Natália Faria, in Jornal Público
A Matemática e o Inglês estão presentes. Assim como lições sobre higiene pessoal e doméstica e sobre regras de comportamento à mesa. Na Escola EB1 de Reguengos de Monsaraz, em Évora, há três anos que existem turmas compostas exclusivamente por alunos de etnia cigana. E "com muito sucesso", garante o presidente do conselho executivo da escola, Rui Amendoeira.
"Assistimos a uma melhoria espectacular destes alunos. Aliás, pela primeira vez na história desta escola, conseguimos que dois alunos de etnia cigana transitassem para o segundo ciclo", enfatiza, ao mesmo tempo que procura cortar de raiz quaisquer críticas assentes na questão da segregação dos miúdos. "Quando, há três anos, optámos por este modelo sabíamos que, mais cedo ou mais tarde, a ditadura do politicamente correcto nos iria cair em cima. Ficamos à espera que alguém nos prove que esta solução não se revelou a melhor para os alunos e para a comunidade", atalha Amendoeira, com a segurança de quem sabe ter reduzido o abandono escolar até "próximo do zero".
A EB1 de Reguengos de Monsaraz era frequentada por alunos ciganos há mais de uma década. "As taxas de absentismo e abandono eram elevadíssimas", recorda. Quando saiu a legislação relativa aos percursos curriculares alternativos, a escola lembrou-se de desenhar um currículo adaptado aos miúdos daquela etnia. A Direcção Regional de Educação do Alentejo aceitou o desafio e o projecto arrancou com duas turmas, "porque havia duas famílias ciganas rivais e era impossível juntar os alunos todos".
No primeiro ano, o cenário esteve longe de ser cor-de-rosa. "Os alunos, como tinham algumas facilidades, começaram a achar que tinham todos os direitos e nenhum dever". Houve casos de indisciplina e "foi essencial o apoio do projecto Escola Segura". No segundo ano, "as coisas correram francamente melhor". E, neste terceiro ano lectivo, "foram vencidas todas as resistências e os alunos estão perfeitamente integrados na escola".
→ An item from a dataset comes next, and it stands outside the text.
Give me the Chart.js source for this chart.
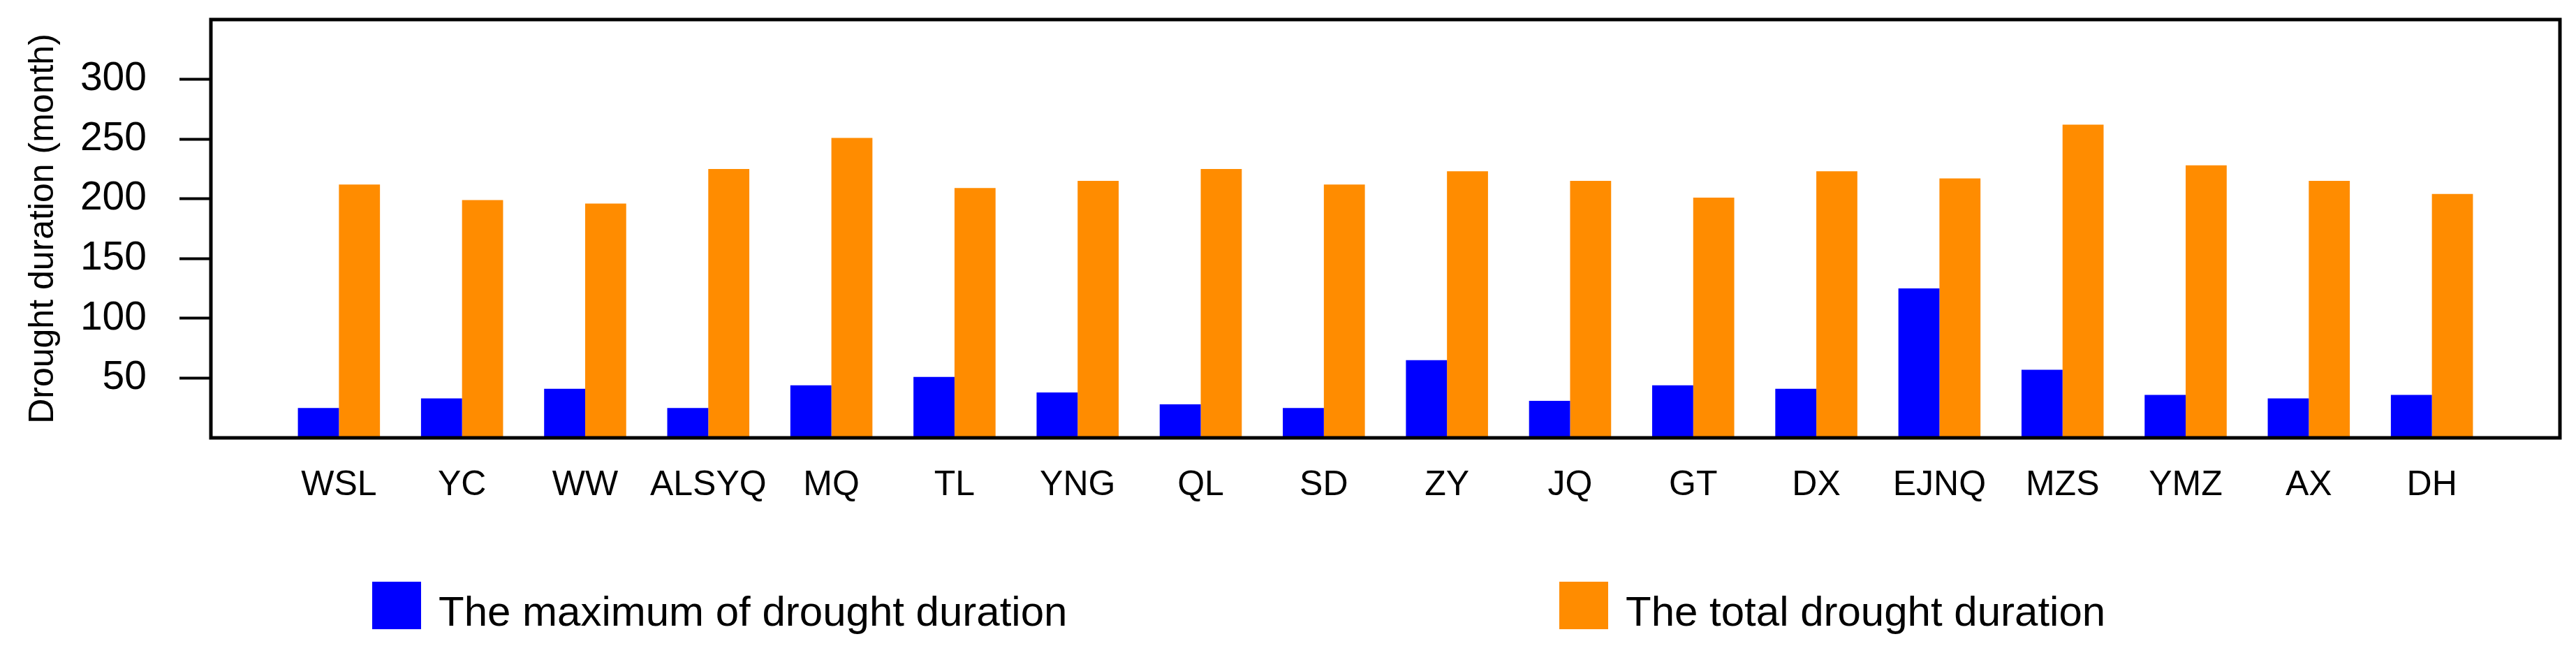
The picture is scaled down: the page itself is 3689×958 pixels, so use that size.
<!DOCTYPE html>
<html>
<head>
<meta charset="utf-8">
<script src="https://cdn.jsdelivr.net/npm/chart.js@4"></script>
<style>
  body { margin: 0; background: #fff; }
  canvas { display: block; }
</style>
</head>
<body>
<canvas id="droughtChart" width="3689" height="958"></canvas>
<script>
// stations along the x axis
const stations = ['WSL', 'YC', 'WW', 'ALSYQ', 'MQ', 'TL', 'YNG', 'QL', 'SD',
                  'ZY', 'JQ', 'GT', 'DX', 'EJNQ', 'MZS', 'YMZ', 'AX', 'DH'];
// months
const maxDuration = [25, 33, 41, 25, 44, 51, 38, 28, 25, 65, 31, 44, 41, 125, 57, 36, 33, 36];
const totalDuration = [212, 199, 196, 225, 251, 209, 215, 225, 212, 223, 215, 201, 223, 217, 262, 228, 215, 204];
const yTicks = [50, 100, 150, 200, 250, 300];

const fontFamily = '"Liberation Sans", Arial, sans-serif';

// box round the plot area
const frame = {
  id: 'frame',
  afterDraw(chart) {
    const { ctx, chartArea: a } = chart;
    ctx.save();
    ctx.strokeStyle = '#000';
    ctx.lineWidth = 5;
    ctx.strokeRect(a.left, a.top, a.right - a.left, a.bottom - a.top);
    ctx.restore();
  }
};

// two legend entries spread out under the plot
const wideLegend = {
  id: 'wideLegend',
  afterDraw(chart) {
    const { ctx, chartArea: a } = chart;
    const starts = [a.left + 231, a.left + 1931];
    ctx.save();
    ctx.font = '60px ' + fontFamily;
    ctx.textBaseline = 'alphabetic';
    chart.data.datasets.forEach((ds, i) => {
      ctx.fillStyle = ds.backgroundColor;
      ctx.fillRect(starts[i], 833, 70, 68);
      ctx.fillStyle = '#000';
      ctx.fillText(ds.label, starts[i] + 95, 896);
    });
    ctx.restore();
  }
};

const ctx = document.getElementById('droughtChart').getContext('2d');
const chart = new Chart(ctx, {
  type: 'bar',
  data: {
    labels: stations,
    datasets: [{
      label: 'The maximum of drought duration',
      data: maxDuration,
      backgroundColor: '#0000FF'
    }, {
      label: 'The total drought duration',
      data: totalDuration,
      backgroundColor: '#FF8C00'
    }]
  },
  options: {
    responsive: false,
    animation: false,
    devicePixelRatio: 1,
    layout: { padding: { top: 28, right: 23, bottom: 231, left: 0 } },
    datasets: { bar: { categoryPercentage: 2 / 3, barPercentage: 1 } },
    plugins: {
      legend: { display: false },
      tooltip: { enabled: false }
    },
    scales: {
      x: {
        grid: { display: false },
        border: { display: false },
        ticks: {
          color: '#000',
          padding: 30,
          maxRotation: 0,
          autoSkip: false,
          font: { family: fontFamily, size: 50 }
        },
        afterBuildTicks: function (scale) {
          // leave extra room at both ends like the original plot
          scale._startValue = -1.04;
          scale._valueRange = 19.08;
        },
        afterFit: function (scale) {
          scale.height = 100;
          scale.paddingLeft = 0;
          scale.paddingRight = 0;
        }
      },
      y: {
        min: 0,
        max: 350,
        grid: {
          drawOnChartArea: false,
          drawTicks: true,
          tickLength: 45,
          tickWidth: 4,
          color: '#000'
        },
        border: { display: false },
        ticks: {
          color: '#000',
          padding: 47,
          font: { family: fontFamily, size: 57 }
        },
        afterBuildTicks: function (scale) {
          scale.ticks = yTicks.map((v) => ({ value: v }));
        },
        title: {
          display: true,
          text: 'Drought duration (month)',
          color: '#000',
          padding: { top: 32, bottom: 0 },
          font: { family: fontFamily, size: 50 }
        },
        afterFit: function (scale) {
          scale.width = 302;
          scale.paddingTop = 0;
          scale.paddingBottom = 0;
        }
      }
    }
  },
  plugins: [frame, wideLegend]
});
</script>
</body>
</html>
Ao contrário do que se passa em Barcelos, as turmas, com 14 alunos cada uma, têm aulas no edifício principal da escola. "Têm a mesma carga horária, só que os programas foram adaptados e criado outro tipo de ofertas", insiste Amendoeira. As componentes ligadas à Internet e à Educação Física aumentaram. E à Expressão Plástica também. Quanto ao resto, são alunos e ponto final. "Comem na mesma cantina, participam nas mesmas actividades lectivas...".
Para lidar com a sua realidade, a escola inventou soluções novas. "Há tempos pedimos um patrocínio a uma empresa para podermos avançar com as lições sobre hábitos de limpeza que eram uma das lacunas destes miúdos. O patrocínio acabou por ser muito maior e, no fim, tivemos os meninos ciganos a oferecer artigos de higiene e limpeza aos colegas". Dito doutro modo, "miúdos habituados a estar na posição de quem recebe puderam, pela primeira vez, ser eles a oferecer qualquer coisa aos colegas. E estes pormenores são importantes".
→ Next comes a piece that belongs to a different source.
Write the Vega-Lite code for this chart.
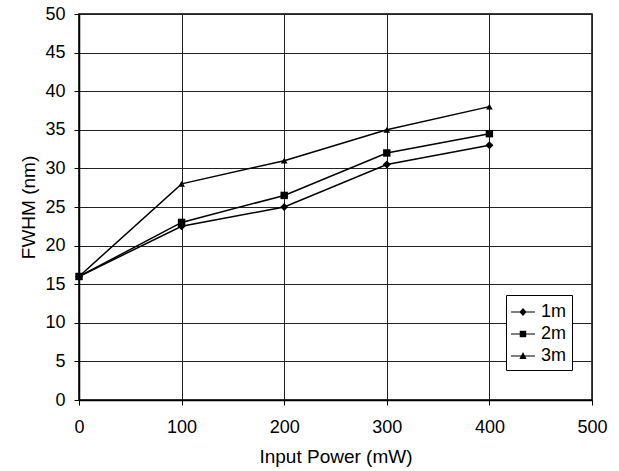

O abandono escolar nestas turmas está praticamente reduzido a zero. E Rui Amendoeira não acredita que seja só por causa do Rendimento Social de Inserção (RSI) - que obriga as famílias que o recebem a manter os menores na escola. "Esse 'isco' já existia antes e o absentismo e o abandono eram enormes", lembra. Mas estamos a falar de turmas com dificuldades de aprendizagem, com alunos geralmente mais velhos. A regra da escola continua a ser colocar cada miúdo que se inscreve pela primeira vez nas turmas "normais". Cigano ou não. "Se conseguirem integrar-se, muito bem. Caso contrário, são encaminhados para as outras turmas". O projecto tem sido apoiado pela autarquia local, "que paga alguns monitores para os quais a escola não tem orçamento". E conta com o apoio da comunidade cigana local, segundo Amendoeira.
Em declarações ao PÚBLICO, Vítor Marques, que até ao ano passado presidiu à União Romani, confessou não conhecer o projecto. O que não impede este licenciado em Ciências da Educação de rejeitar, em abstracto, qualquer projecto de integração que passe pela segregação física dos alunos. "A escola que temos é de diversidade cultural, e em relação a isso não há que ser contra ou a favor, e os professores o que deviam era receber formação obrigatória em interculturalidade", preconizou, dizendo-se chocado por ver as direcções regionais de educação a "avalizar soluções parecidas com as que havia antes de 25 de Abril: meninos bonitos para um lado, feios para outro".